We are all familiar with the standard textbook argument for why minimum wage is harmful to job creation. The standard view, which in political discourse has also come to be known as the conservative view, holds the minimum wage to be bad for all concerned. And yet, there is a conservative view to be made in favor of the minimum wage, and regular increases in the minimum wage, on the grounds that its neglected macroeconomic effects also would militate against another thing that conservatives hold to be equally as bad: redistribution.
The standard view, often referred to as the competitive model, is predicated on the assumption that market clearing wages are achieved when the demand for labor is exactly equal to the supply for labor. In such a market, there is no such thing as unemployment because wages either rise or fall until the demand for labor is exactly equal to the supply of labor. All those willing to work at a wage where demand equals supply will be employed. If more people are willing to work, the wage will fall further, thereby inducing firms to hire more workers, with the result being that once again the supply of workers equals demand. And when firms are unable to hire as many workers as they would like, wages will then rise to induce more people to enter the labor market, until supply and demand are again equal.
A minimum wage, then, prevents the cost of labor from dropping below that minimum. When the minimum wage is higher than the market clearing wage, fewer workers will be hired than are willing to work, with the result being either unemployment or higher productivity. Employers will either not hire unskilled workers whose abilities do not justify the higher wages or they will substitute technology for workers, thereby leading to higher productivity. If they do not lay workers off, they will cut back on other benefits. The standard view, however, makes one fundamentally flawed assumption that easily blinds us to the positive welfare effects and macroeconomic benefits associated with a minimum wage.
It assumes that workers are responsible for their own employment. If they simply reduce their wage demands, employers will demand their labor services. But the principal determinant of whether workers will be hired is aggregate demand. If there is not enough aggregate demand for goods and services, it matters not how low workers reduce their wage demands: there will be no jobs for them. Ironically, if workers lower their wage demands and earn less, they will have less ability to demand goods and services in the aggregate. Although the standard view holds that prices will fall as wages falls, there are limits to how far those prices can fall given employers’ fixed costs. Moreover, as recent trends in productivity growth show that employers have not shared those gains with their workers, it is questionable as to whether they would really lower prices rather than pocket the labor savings.

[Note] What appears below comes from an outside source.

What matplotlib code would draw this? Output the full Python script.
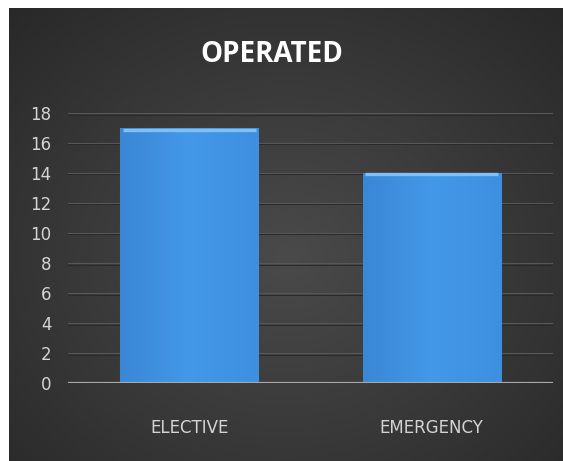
import numpy as np
import matplotlib
matplotlib.use("Agg")
import matplotlib.pyplot as plt
from matplotlib.colors import LinearSegmentedColormap

categories = ["ELECTIVE", "EMERGENCY"]
values = [17, 14]
yticks = [0, 2, 4, 6, 8, 10, 12, 14, 16, 18]
title = "OPERATED"

W, H, DPI = 563, 461, 100
fig = plt.figure(figsize=(W / DPI, H / DPI), dpi=DPI, facecolor="white")

# dark panel with radial gradient
bg = fig.add_axes([9 / W, 0, 1 - 9 / W, 1 - 8 / H])
bg.set_axis_off()
yy, xx = np.mgrid[0:1:300j, 0:1:360j]
r = np.sqrt(((xx - 0.5) / 0.75) ** 2 + ((yy - 0.55) / 0.8) ** 2)
bgcmap = LinearSegmentedColormap.from_list("bg", ["#4a4a4a", "#393939", "#272727"])
bg.imshow(np.clip(r, 0, 1), cmap=bgcmap, aspect="auto", extent=[0, 1, 0, 1], vmin=0, vmax=1)
bg.set_xlim(0, 1)
bg.set_ylim(0, 1)

# plotting axes
left, right = 68, 553
bottom, top = 383, 113
ax = fig.add_axes([left / W, 1 - bottom / H, (right - left) / W, (bottom - top) / H])
ax.patch.set_alpha(0)

for t in yticks[1:]:
    ax.axhline(t, color="#575757", lw=0.8, zorder=1)
    ax.axhline(t - 0.1, color="#2a2a2a", lw=0.7, zorder=1)

x = np.arange(len(categories))
bars = ax.bar(x, values, width=0.57, color="#3f90e0", edgecolor="#2a5f98", linewidth=0.8, zorder=3)
gcmap = LinearSegmentedColormap.from_list("bar", ["#3a87d6", "#4498e8", "#3e8fdf"])
grad = np.linspace(0, 1, 100).reshape(1, -1)
for b in bars:
    x0, w, h = b.get_x(), b.get_width(), b.get_height()
    im = ax.imshow(grad, cmap=gcmap, aspect="auto", extent=[x0, x0 + w, 0, h], zorder=3.5)
    im.set_clip_path(b)
    ax.plot([x0 + 0.01, x0 + w - 0.01], [h - 0.1, h - 0.1], color="#7fc0f8", lw=2.4,
            solid_capstyle="butt", zorder=4)
ax.set_xlim(-0.5, 1.5)
ax.set_ylim(0, 18)

ax.axhline(0, color="#a8a8a8", lw=1.6, zorder=5)
for s in ax.spines.values():
    s.set_visible(False)

ax.set_yticks(yticks)
ax.set_yticklabels([str(v) for v in yticks], family=["Liberation Sans Narrow", "DejaVu Sans"],
                   fontsize=12, color="#d4d4d4")
ax.set_xticks(x)
ax.set_xticklabels(categories, family=["Liberation Sans Narrow", "DejaVu Sans"],
                   fontsize=12, color="#d4d4d4")
ax.tick_params(axis="both", length=0)
ax.tick_params(axis="y", pad=12)
ax.tick_params(axis="x", pad=26)

fig.text(272 / W, 1 - 55 / H, title, ha="center", va="center", fontsize=20,
         fontweight="bold", color="white", family=["Open Sans", "DejaVu Sans"])

fig.savefig("out.png", dpi=DPI, facecolor="white")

The macroeconomic benefits should be fairly straightforward: as higher wages will afford workers greater purchasing power, they in turn will be able to demand more goods and services. As they do this, businesses will produce more, and in turn hire more workers, which may have the inevitable result of bidding up wages across the board. This was the basic macroeconomic argument that underpinned the Fair Labor Standards Act when it was passed in 1938. But because there are wage contour effects, an increase in the minimum wage can be expected to have ripple effects through much of the wage distribution. Therefore, the minimum wage not only benefits those at the bottom of the distribution, but the larger middle class.
This is important because conservatives like to justify their anti-statist approach to economic and social problems on the basis of what benefits the middle class. Of course, they claim that lower taxes will benefit the middle class, as that will effectively give workers more purchasing power. But a minimum wage that benefits the middle class and has the macroeconomic benefit of increasing aggregate demand for goods and services and, ultimately, more jobs also should lead to lower taxes because more people working should lead to fewer living off the largesse of the state. In other words, the conservative case for the minimum wage rests on the assumption that the positive welfare effects of the minimum wage will lead to less redistribution, which occurs through taxation. Milton Friedman used to argue that redistribution was bad because it infringes individual liberty.
A higher minimum wage, which enables individuals to work and live in dignity, is really about enhancing personal autonomy, without which individual liberty is meaningless. Although conservatives might counter that minimum wage redistributes from employers to employees, it is not the same type of redistribution found in government public assistance programs. When employers pay their workers a wage, and even a higher minimum wage, they are still getting work from their workers in exchange. In fact, because better paid workers will feel better about their work, their morale increases, their productivity rises and, ultimately, so does overall efficiency. The minimum wage is then an efficiency wage rather than redistribution. Without a doubt, this type of redistribution should be worse than the effects predicted by the standard view, which are ambiguous at best. Therefore conservatives who seek to help the middle class would do well to consider the minimum wage as a first step.